* _To be done_
Can you output the material exactly as written, minus any pictures it holds?

* _Data_
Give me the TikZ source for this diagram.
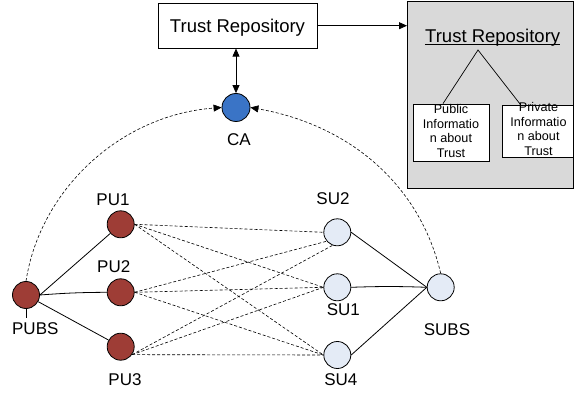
\documentclass[tikz,border=0pt]{standalone}
\usepackage{fontspec}
\setmainfont{Liberation Sans}
\usetikzlibrary{arrows.meta}
\definecolor{pubrown}{HTML}{9E3D36}
\definecolor{cablue}{HTML}{3A74C6}
\definecolor{sufill}{HTML}{E4EBF6}
\definecolor{boxgray}{HTML}{D9D9D9}
\begin{document}
\begin{tikzpicture}[x=1pt,y=-1pt,
  circ/.style={circle,draw=black,line width=0.8pt,inner sep=0pt},
  punode/.style={circ,fill=pubrown,minimum size=27pt},
  sunode/.style={circ,fill=sufill,minimum size=27pt},
  lbl/.style={font=\fontsize{17}{20}\selectfont,inner sep=0pt},
  tbox/.style={draw=black,line width=0.8pt,fill=white},
  small/.style={font=\fontsize{12.6}{14.7}\selectfont,align=center,inner sep=0pt},
  solid line/.style={line width=0.8pt},
  dline/.style={line width=0.6pt,dash pattern=on 3pt off 2pt},
  tip/.style={-{Triangle[length=8pt,width=7pt]}},
]
\useasboundingbox (0,0) rectangle (574,393);

% Trust repository box and CA
\node[tbox,minimum width=159pt,minimum height=45pt] (tr) at (237.5,25.7) {};
\node[font=\fontsize{18.5}{22}\selectfont,inner sep=0pt,anchor=base] (trt) at (237.5,32.5) {Trust Repository};
\node[circ,fill=cablue,minimum size=28pt] (ca) at (236,107.5) {};
\node[lbl] (calbl) at (239,140) {CA};

% Gray repository box
\node[draw=black,line width=0.8pt,fill=boxgray,minimum width=166pt,minimum height=187pt,anchor=north west] (big) at (407,1) {};
\node[font=\fontsize{18.5}{22}\selectfont,inner sep=0pt,anchor=base] (bigt) at (492.7,42.5) {Trust Repository};
\draw[line width=0.8pt] ([yshift=-2pt]bigt.base west) -- ([yshift=-2pt]bigt.base east);
\node[tbox,minimum width=76pt,minimum height=57pt] (pub) at (451,132.5) {};
\node[small] (pubt) at (451,131) {Public\\Informatio\\n about\\Trust};
\node[tbox,minimum width=71pt,minimum height=52pt] (priv) at (537.5,131) {};
\node[small] (privt) at (538.5,129) {Private\\Informatio\\n about\\Trust};
\coordinate (apex) at (478,50);
\draw[line width=0.7pt] ([xshift=-8pt]pub.north) -- (apex) -- ([xshift=-17pt]priv.north);

\draw[line width=0.8pt,tip] (tr.east) -- (big.west |- tr.east);
\draw[line width=0.8pt,{Triangle[length=8pt,width=7pt]}-{Triangle[length=8pt,width=7pt]}] (tr.south -| ca) -- (ca.north);

% Primary users
\node[punode] (pubs) at (26,295) {};
\node[punode] (pu1) at (120.7,224.3) {};
\node[punode] (pu2) at (120.7,292.3) {};
\node[punode] (pu3) at (120.7,346.7) {};
\node[lbl] (pubsl) at (35.3,329) {PUBS};
\node[lbl] (pu1l) at (113,199.6) {PU1};
\node[lbl] (pu2l) at (113.7,267) {PU2};
\node[lbl] (pu3l) at (125,380) {PU3};
\coordinate (tick) at (26,318);
\draw[solid line] (pubs.south) -- (tick);

% Secondary users
\node[sunode] (su2) at (337.3,232.3) {};
\node[sunode] (su1) at (337.3,287.3) {};
\node[sunode] (su4) at (337.3,355) {};
\node[sunode] (subs) at (440.7,287.3) {};
\node[lbl] (su2l) at (333,199) {SU2};
\node[lbl] (su1l) at (343.3,310) {SU1};
\node[lbl] (su4l) at (340.8,380) {SU4};
\node[lbl] (subsl) at (447,329.7) {SUBS};

% solid links
\draw[solid line] (pubs.east) -- (pu1);
\draw[solid line] (pubs.east) to[bend left=2] (pu2.west);
\draw[solid line] (pubs) -- (pu3);
\draw[solid line] (su2.east) -- (subs.west);
\draw[solid line] (su1.east) to[bend left=2] (subs.west);
\draw[solid line] (su4.east) -- (subs.west);

% dashed links
\draw[dline] (pu1.east) -- (su2.west);
\draw[dline] (pu1.east) -- (su1.west);
\draw[dline] (pu1.east) -- (su4.west);
\draw[dline] (pu2.east) -- (su2.-140);
\draw[dline] (pu2.east) -- (su1.west);
\draw[dline] (pu2.east) -- (su4.west);
\draw[dline] (pu3.-35) -- (su2.-110);
\draw[dline] (pu3.-35) -- (su1.west);
\draw[dline] (pu3.-35) -- (su4.west);

% dashed arcs to CA
\draw[dline,tip] (pubs.north) .. controls (40,190) and (120,115) .. (ca.west);
\draw[dline,tip] (subs.north) .. controls (420,185) and (350,125) .. (ca.east);
\end{tikzpicture}
\end{document}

* _Solution_
Give me the TikZ source for this diagram.
\documentclass[tikz,border=0pt]{standalone}
\usepackage{fontspec}
\setmainfont{Liberation Sans}
\usetikzlibrary{arrows.meta}
\definecolor{pubrown}{HTML}{9E3D36}
\definecolor{cablue}{HTML}{3A74C6}
\definecolor{sufill}{HTML}{E4EBF6}
\definecolor{boxgray}{HTML}{D9D9D9}
\begin{document}
\begin{tikzpicture}[x=1pt,y=-1pt,
  circ/.style={circle,draw=black,line width=0.8pt,inner sep=0pt},
  punode/.style={circ,fill=pubrown,minimum size=27pt},
  sunode/.style={circ,fill=sufill,minimum size=27pt},
  lbl/.style={font=\fontsize{17}{20}\selectfont,inner sep=0pt},
  tbox/.style={draw=black,line width=0.8pt,fill=white},
  small/.style={font=\fontsize{12.6}{14.7}\selectfont,align=center,inner sep=0pt},
  solid line/.style={line width=0.8pt},
  dline/.style={line width=0.6pt,dash pattern=on 3pt off 2pt},
  tip/.style={-{Triangle[length=8pt,width=7pt]}},
]
\useasboundingbox (0,0) rectangle (574,393);

% Trust repository box and CA
\node[tbox,minimum width=159pt,minimum height=45pt] (tr) at (237.5,25.7) {};
\node[font=\fontsize{18.5}{22}\selectfont,inner sep=0pt,anchor=base] (trt) at (237.5,32.5) {Trust Repository};
\node[circ,fill=cablue,minimum size=28pt] (ca) at (236,107.5) {};
\node[lbl] (calbl) at (239,140) {CA};

% Gray repository box
\node[draw=black,line width=0.8pt,fill=boxgray,minimum width=166pt,minimum height=187pt,anchor=north west] (big) at (407,1) {};
\node[font=\fontsize{18.5}{22}\selectfont,inner sep=0pt,anchor=base] (bigt) at (492.7,42.5) {Trust Repository};
\draw[line width=0.8pt] ([yshift=-2pt]bigt.base west) -- ([yshift=-2pt]bigt.base east);
\node[tbox,minimum width=76pt,minimum height=57pt] (pub) at (451,132.5) {};
\node[small] (pubt) at (451,131) {Public\\Informatio\\n about\\Trust};
\node[tbox,minimum width=71pt,minimum height=52pt] (priv) at (537.5,131) {};
\node[small] (privt) at (538.5,129) {Private\\Informatio\\n about\\Trust};
\coordinate (apex) at (478,50);
\draw[line width=0.7pt] ([xshift=-8pt]pub.north) -- (apex) -- ([xshift=-17pt]priv.north);

\draw[line width=0.8pt,tip] (tr.east) -- (big.west |- tr.east);
\draw[line width=0.8pt,{Triangle[length=8pt,width=7pt]}-{Triangle[length=8pt,width=7pt]}] (tr.south -| ca) -- (ca.north);

% Primary users
\node[punode] (pubs) at (26,295) {};
\node[punode] (pu1) at (120.7,224.3) {};
\node[punode] (pu2) at (120.7,292.3) {};
\node[punode] (pu3) at (120.7,346.7) {};
\node[lbl] (pubsl) at (35.3,329) {PUBS};
\node[lbl] (pu1l) at (113,199.6) {PU1};
\node[lbl] (pu2l) at (113.7,267) {PU2};
\node[lbl] (pu3l) at (125,380) {PU3};
\coordinate (tick) at (26,318);
\draw[solid line] (pubs.south) -- (tick);

% Secondary users
\node[sunode] (su2) at (337.3,232.3) {};
\node[sunode] (su1) at (337.3,287.3) {};
\node[sunode] (su4) at (337.3,355) {};
\node[sunode] (subs) at (440.7,287.3) {};
\node[lbl] (su2l) at (333,199) {SU2};
\node[lbl] (su1l) at (343.3,310) {SU1};
\node[lbl] (su4l) at (340.8,380) {SU4};
\node[lbl] (subsl) at (447,329.7) {SUBS};

% solid links
\draw[solid line] (pubs.east) -- (pu1);
\draw[solid line] (pubs.east) to[bend left=2] (pu2.west);
\draw[solid line] (pubs) -- (pu3);
\draw[solid line] (su2.east) -- (subs.west);
\draw[solid line] (su1.east) to[bend left=2] (subs.west);
\draw[solid line] (su4.east) -- (subs.west);

% dashed links
\draw[dline] (pu1.east) -- (su2.west);
\draw[dline] (pu1.east) -- (su1.west);
\draw[dline] (pu1.east) -- (su4.west);
\draw[dline] (pu2.east) -- (su2.-140);
\draw[dline] (pu2.east) -- (su1.west);
\draw[dline] (pu2.east) -- (su4.west);
\draw[dline] (pu3.-35) -- (su2.-110);
\draw[dline] (pu3.-35) -- (su1.west);
\draw[dline] (pu3.-35) -- (su4.west);

% dashed arcs to CA
\draw[dline,tip] (pubs.north) .. controls (40,190) and (120,115) .. (ca.west);
\draw[dline,tip] (subs.north) .. controls (420,185) and (350,125) .. (ca.east);
\end{tikzpicture}
\end{document}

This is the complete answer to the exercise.